This is the post that ties it all together. When I started this blog I talked a lot about my journey with grief. Then I moved on to this journey of sobriety and today is about both and how it all ties together.
I have 10 months of sobriety under my belt and only a few days away from 11 months. I have been thinking a lot about my journey to this point. Part of the reason this has all come up for me is that I am in the part of my sober journey where all my emotions that I spent years trying to suppress are starting to surface. When I first quit drinking I had emotions pop up here and there and I called a sober friend and asked him how he copes because I was really struggling and his response was ” I think its easier to deal with all of that now that I am sober”. I was baffled. How in the hell does he think this is easier? Well now that I am further along and these emotions are coming at me almost daily I understand. They still hurt, I still cry(sometimes ugly cry) but I have the capacity to deal with them now. When I was drinking and my body was riddled in alcohol the only thing my brain would and could process was to drink and that will make it better.

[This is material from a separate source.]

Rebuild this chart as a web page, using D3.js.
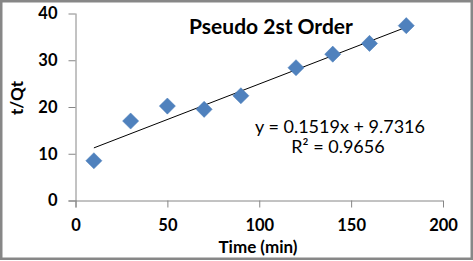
<!DOCTYPE html>
<html>
<head>
<meta charset="utf-8">
<script src="https://cdn.jsdelivr.net/npm/d3@7"></script>
<style>
  body { margin: 0; background: #fff; }
  svg { display: block; font-family: Lato, "Open Sans", sans-serif; }
  .axis path, .axis line { stroke: #868686; }
  .axis text { font-size: 16.5px; font-weight: bold; fill: #000; }
</style>
</head>
<body>
<svg id="chart" width="473" height="261"></svg>
<script>
// Data
const times = [10, 30, 50, 70, 90, 120, 140, 160, 180];
const tOverQt = [8.5, 17.0, 20.2, 19.5, 22.4, 28.4, 31.3, 33.6, 37.4];
const xTicks = [0, 50, 100, 150, 200];
const yTicks = [0, 10, 20, 30, 40];
const fit = { slope: 0.1519, intercept: 9.7316, r2: 0.9656 };

const svg = d3.select('#chart');

// outer frame
svg.append('rect')
  .attr('x', 1.25).attr('y', 1.25)
  .attr('width', 470.5).attr('height', 257.5)
  .attr('fill', '#fff')
  .attr('stroke', '#878787')
  .attr('stroke-width', 2.5);

const margin = { left: 75.5, right: 443, top: 13.5, bottom: 200.5 };

const x = d3.scaleLinear().domain([0, 200]).range([margin.left, margin.right]);
const y = d3.scaleLinear().domain([0, 40]).range([margin.bottom, margin.top]);

// axes
svg.append('g')
  .attr('class', 'axis')
  .attr('transform', `translate(0,${margin.bottom})`)
  .call(d3.axisBottom(x).tickValues(xTicks).tickSizeInner(7).tickSizeOuter(0).tickPadding(12))
  .call(g => g.select('.domain').attr('d', `M${margin.left - 7},0.5H${margin.right}`));

svg.append('g')
  .attr('class', 'axis')
  .attr('transform', `translate(${margin.left},0)`)
  .call(d3.axisLeft(y).tickValues(yTicks).tickSizeInner(7).tickSizeOuter(0).tickPadding(11))
  .call(g => g.select('.domain').attr('d', `M0.5,${margin.top}V${margin.bottom + 7}`));

svg.selectAll('.axis text').attr('font-family', 'Lato, sans-serif');

// trend line
const trendX = [d3.min(times), d3.max(times)];
svg.append('line')
  .attr('x1', x(trendX[0])).attr('y1', y(fit.slope * trendX[0] + fit.intercept))
  .attr('x2', x(trendX[1])).attr('y2', y(fit.slope * trendX[1] + fit.intercept))
  .attr('stroke', '#000')
  .attr('stroke-width', 1);

// markers
const diamond = d3.symbol().type(d3.symbolSquare).size(130);
svg.selectAll('.pt')
  .data(times)
  .join('path')
  .attr('class', 'pt')
  .attr('d', diamond)
  .attr('transform', (d, i) => `translate(${x(d)},${y(tOverQt[i])}) rotate(45)`)
  .attr('fill', '#4F81BD')
  .attr('stroke', '#4A7EBB')
  .attr('stroke-width', 0.5);

// title
svg.append('text')
  .attr('x', 271).attr('y', 34)
  .attr('text-anchor', 'middle')
  .attr('font-size', 21).attr('font-weight', 'bold')
  .text('Pseudo 2st Order');

// equation
svg.append('text')
  .attr('x', 340).attr('y', 133)
  .attr('text-anchor', 'middle')
  .attr('font-size', 18)
  .text(`y = ${fit.slope}x + ${fit.intercept}`);

svg.append('text')
  .attr('x', 338).attr('y', 153)
  .attr('text-anchor', 'middle')
  .attr('font-size', 18)
  .text(`R² = ${fit.r2}`);

// axis titles
svg.append('text')
  .attr('x', 258).attr('y', 253)
  .attr('text-anchor', 'middle')
  .attr('font-size', 17).attr('font-weight', 'bold')
  .text('Time (min)');

svg.append('text')
  .attr('transform', 'translate(23,98) rotate(-90)')
  .attr('text-anchor', 'middle')
  .attr('font-size', 17).attr('font-weight', 'bold')
  .text('t/Qt');
</script>
</body>
</html>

I am reading a fictional novel right now about a widow which I generally steer away from but this author is a widow so she’s writing from her own experience. There is a paragraph in there about how everyone tells this widow, now single mother how strong she is. She then goes into how exhausting the reputation is to uphold and she is not strong she just doesn’t have a choice. I wanted to jump up and down and point at the book and yell “YES, EXACTLY THAT”. But the clincher is how she wants to collapse in a heap, drink herself into a stupor, hide under the covers from the very thing that stole her future. FUCK, that is exactly what my “STRONG” self did once my kids became adults.
On my Mothers death bed she took me by the hand and said “you need to be strong because that baby(my daughter who was 4 1/2 months old) will react to your emotions. So, if you are crying all the time she will cry all of the time.” That set the tone for the rest of my motherhood, stay strong for the babies. Her intentions were good but her advice was incomplete because at some point I had to grieve or my whole world falls apart. There it is, the beginning of the pile of grief. The reason I mention this is because this grief is also coming up for me now. Not just because there is a lot of unresolved grief but also because I will be the age my mom was when she passed next month. What a reality check that is. I cannot even imagine how ugly this would be if I was still trying to drink stuff away.
Turns out my friend, who at one time could not function without a drink first thing, was right. It is easier to deal with these emotions sober than it is when your body is littered in alcohol. It doesn’t mean that it’s easy because it all still hurts tremendously but I can have the emotions, let them in, process them until they move on. They don’t stay long and I learn and grow from them every time. What a concept.
As I continue to travel this journey I am learning new things all of the time. Things about myself as well as things about others. I am learning that as painful as grief is, I can allow it in and allow it to hurt until it passes again. Just like grief, drinking and sobriety is different for everyone. Everybody’s journey is personal. I share my story to help and inspire others. If your journey is different than mine, don’t give up just keep trying things until you find what works for you. I wish you all a path of healing!